After the dishes were done the whole family would slowly move into a small living room. I’m still not sure how we got everyone in, but somehow we did and no one was left out. My favorite place was to sit was in one of those homemade mountain chairs right beside my grandfather. We both would lean back our chairs on two legs with our backs against the closed front door. We’d all watch TV together and I’d listen to the adults talk. I dreaded what came next. The program Gunsmoke would come on the TV. I knew that when Gunsmoke went off that my weekend was about to come to an end. I would go to sleep in my grandma Harris’ featherbed having enjoyed my Tennessee weekend. I would fight sleep as long as I could. Knowing that when I woke up, I would be heading back to my Indiana world and my Tennessee adventure would be over. 

Both sets of grandparents have long passed on.  I’m many years past those days, but I drift back from to time. Many times totally unexpectedly. A whiff of oak smoke drifting through the air is captured by my senses and immediately pulls me back to a little tin roof house in the hills of Tennessee. The sight a hot biscuit handed to me by a kind server, usually at Cracker Barrel my favorite country food restaurant, reaches deep into my memory and pulls up a picture of the beaming face of my precious grandmother handing me a “sugar biscuit” she had prepared just for me. I’ve come to enjoy re-runs of Gunsmoke on TV. Funny thing, I seem to fall asleep and miss the ending most of the time.

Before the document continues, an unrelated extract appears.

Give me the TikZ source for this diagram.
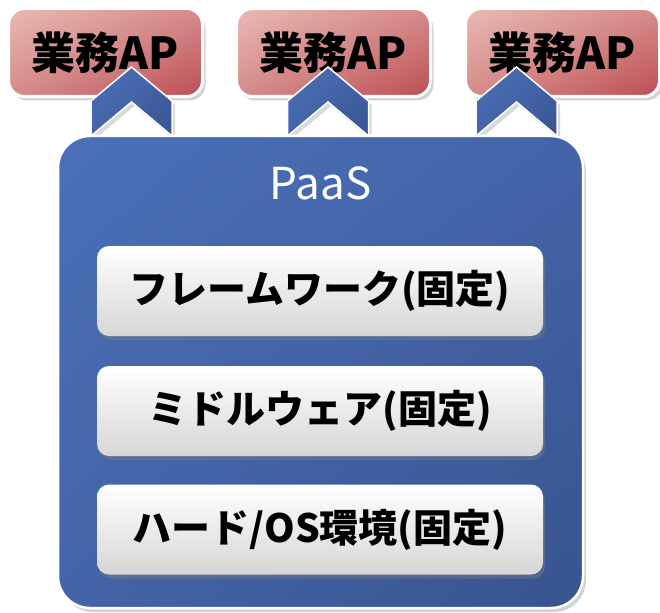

Oh by the way, I left Indiana and came back to Tennessee to attend college. Loved it even more and ended up spending the majority of my adult life here. I live in Wilson County. I guess the tug of those homemade biscuits and Cracker Barrel’s corporate headquarters being in Lebanon may have been a subconscious draw to Wilson County.

Tennessee is still a wonderful magic place to me. It’s ironic that my father left Tennessee to find his pot of gold in Indiana. I left Indiana and found my pot of gold in his home state and mine – Tennessee. A second by the way, after retirement, dad and mom also moved back to Tennessee.